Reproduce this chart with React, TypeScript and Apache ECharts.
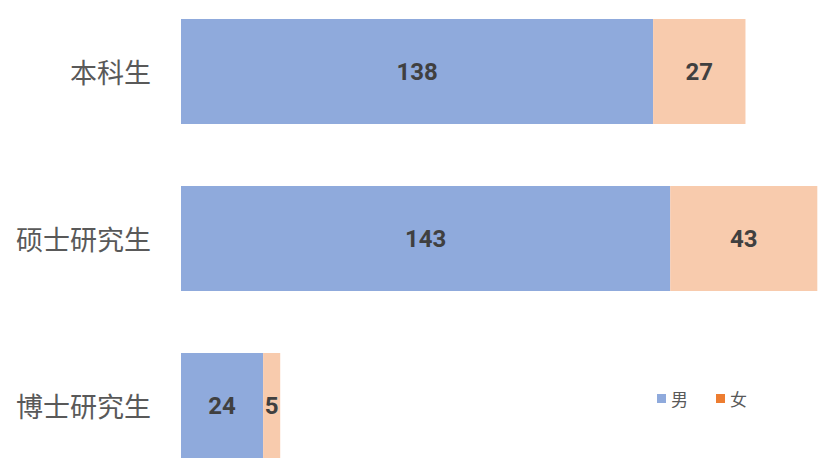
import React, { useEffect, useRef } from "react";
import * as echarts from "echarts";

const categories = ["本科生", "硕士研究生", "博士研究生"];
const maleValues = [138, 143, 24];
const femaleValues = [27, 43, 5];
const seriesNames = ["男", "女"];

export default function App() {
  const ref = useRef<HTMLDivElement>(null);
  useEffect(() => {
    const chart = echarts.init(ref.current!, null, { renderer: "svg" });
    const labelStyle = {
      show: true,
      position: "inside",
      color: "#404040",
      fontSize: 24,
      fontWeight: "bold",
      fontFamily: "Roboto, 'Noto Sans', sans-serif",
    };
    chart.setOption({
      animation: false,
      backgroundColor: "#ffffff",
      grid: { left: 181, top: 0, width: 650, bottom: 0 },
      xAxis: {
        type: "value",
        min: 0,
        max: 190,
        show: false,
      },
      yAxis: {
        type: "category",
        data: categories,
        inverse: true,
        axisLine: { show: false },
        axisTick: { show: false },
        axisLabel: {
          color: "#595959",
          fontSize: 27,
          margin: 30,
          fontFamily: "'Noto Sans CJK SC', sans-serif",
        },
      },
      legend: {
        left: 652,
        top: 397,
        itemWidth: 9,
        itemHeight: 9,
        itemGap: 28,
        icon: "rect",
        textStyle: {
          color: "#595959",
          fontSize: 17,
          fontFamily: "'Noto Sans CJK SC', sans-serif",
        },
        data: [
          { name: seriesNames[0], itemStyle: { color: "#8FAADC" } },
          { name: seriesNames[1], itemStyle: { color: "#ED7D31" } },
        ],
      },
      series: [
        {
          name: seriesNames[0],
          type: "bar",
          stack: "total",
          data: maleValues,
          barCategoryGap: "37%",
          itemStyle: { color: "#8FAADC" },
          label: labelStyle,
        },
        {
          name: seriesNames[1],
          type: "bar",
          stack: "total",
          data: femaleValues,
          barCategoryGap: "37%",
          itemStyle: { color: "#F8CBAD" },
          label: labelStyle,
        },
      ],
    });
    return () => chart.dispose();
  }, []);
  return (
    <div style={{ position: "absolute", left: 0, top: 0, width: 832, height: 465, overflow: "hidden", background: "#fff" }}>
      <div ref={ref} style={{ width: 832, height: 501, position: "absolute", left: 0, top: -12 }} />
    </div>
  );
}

YOUR TASK ->
Quote every line word for word and keep the images out of the copy.

EXERCISE SOLUTION ->
Reproduce this chart with React, TypeScript and Apache ECharts.
import React, { useEffect, useRef } from "react";
import * as echarts from "echarts";

const categories = ["本科生", "硕士研究生", "博士研究生"];
const maleValues = [138, 143, 24];
const femaleValues = [27, 43, 5];
const seriesNames = ["男", "女"];

export default function App() {
  const ref = useRef<HTMLDivElement>(null);
  useEffect(() => {
    const chart = echarts.init(ref.current!, null, { renderer: "svg" });
    const labelStyle = {
      show: true,
      position: "inside",
      color: "#404040",
      fontSize: 24,
      fontWeight: "bold",
      fontFamily: "Roboto, 'Noto Sans', sans-serif",
    };
    chart.setOption({
      animation: false,
      backgroundColor: "#ffffff",
      grid: { left: 181, top: 0, width: 650, bottom: 0 },
      xAxis: {
        type: "value",
        min: 0,
        max: 190,
        show: false,
      },
      yAxis: {
        type: "category",
        data: categories,
        inverse: true,
        axisLine: { show: false },
        axisTick: { show: false },
        axisLabel: {
          color: "#595959",
          fontSize: 27,
          margin: 30,
          fontFamily: "'Noto Sans CJK SC', sans-serif",
        },
      },
      legend: {
        left: 652,
        top: 397,
        itemWidth: 9,
        itemHeight: 9,
        itemGap: 28,
        icon: "rect",
        textStyle: {
          color: "#595959",
          fontSize: 17,
          fontFamily: "'Noto Sans CJK SC', sans-serif",
        },
        data: [
          { name: seriesNames[0], itemStyle: { color: "#8FAADC" } },
          { name: seriesNames[1], itemStyle: { color: "#ED7D31" } },
        ],
      },
      series: [
        {
          name: seriesNames[0],
          type: "bar",
          stack: "total",
          data: maleValues,
          barCategoryGap: "37%",
          itemStyle: { color: "#8FAADC" },
          label: labelStyle,
        },
        {
          name: seriesNames[1],
          type: "bar",
          stack: "total",
          data: femaleValues,
          barCategoryGap: "37%",
          itemStyle: { color: "#F8CBAD" },
          label: labelStyle,
        },
      ],
    });
    return () => chart.dispose();
  }, []);
  return (
    <div style={{ position: "absolute", left: 0, top: 0, width: 832, height: 465, overflow: "hidden", background: "#fff" }}>
      <div ref={ref} style={{ width: 832, height: 501, position: "absolute", left: 0, top: -12 }} />
    </div>
  );
}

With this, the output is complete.